Former worker at Calif. prison sentenced to 20 months for sexually abusing inmate
The ex-prison worker was the fifth employee at the facility to be charged with sexual abuse of inmates since June 2021
OAKLAND, Calif. — A former worker at a federal women's prison in California was sentenced Thursday to 20 months in prison for sexually abusing an inmate.
U.S. District Judge Yvonne Gonzalez Rogers sentenced Enrique Chavez to four more months than prosecutors recommended. His term will be followed by 10 years of supervised release.
Chavez pleaded guilty in October to one count of abusive sexual contact with a prisoner at the Federal Correctional Institute, Dublin in the San Francisco Bay Area.
Chavez was the fifth employee at the Dublin prison to be charged with sexual abuse of inmates since June 2021. Others included the prison’s former warden and a chaplain.
Federal prosecutors said Chavez was a food service foreman at Dublin in 2020 when he locked the door to the pantry and fondled an inmate.
The former warden, Ray Garcia, was convicted in December of molesting inmates and forcing them to pose naked in their cells.
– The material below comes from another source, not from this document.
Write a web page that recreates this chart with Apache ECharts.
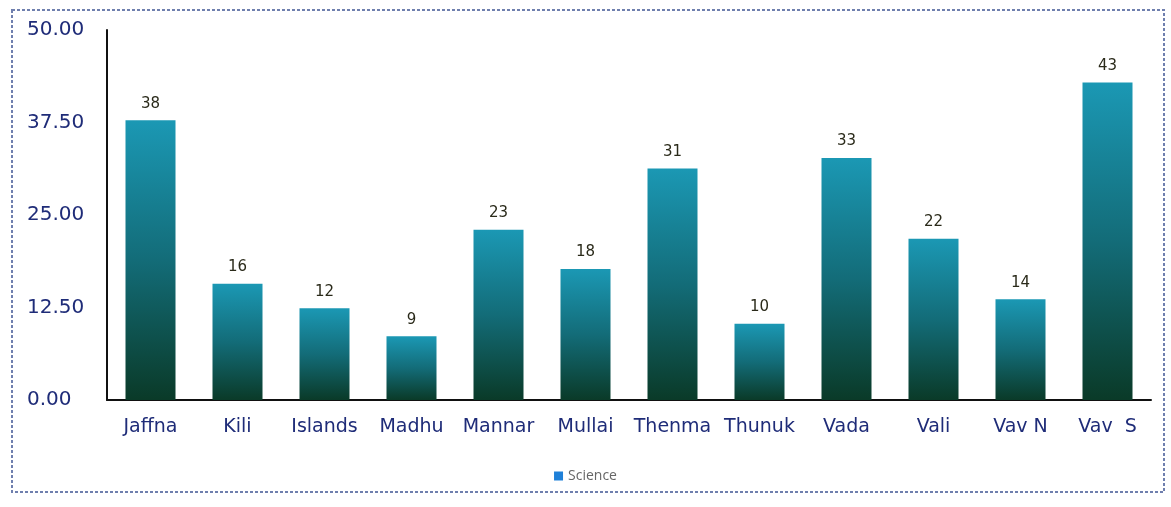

Garcia was charged with abusing three inmates between December 2019 and July 2021. He was found guilty of all eight charges and faces up to 15 years in prison.
The former chaplain, James Theodore Highhouse, was sentenced to seven years in prison.
Last year, an Associated Press investigation revealed years of sexual misconduct at FCI Dublin. The AP also detailed steps that were taken to keep abuse secret, such as ignoring allegations, retaliating against whistleblowers and sending prisoners to solitary confinement or other prisons for reporting abuse.
The U.S. Justice Department and the Bureau of Prisons convened a task force of 18 senior executives to visit Dublin, examine conditions and meet with inmates and staff members.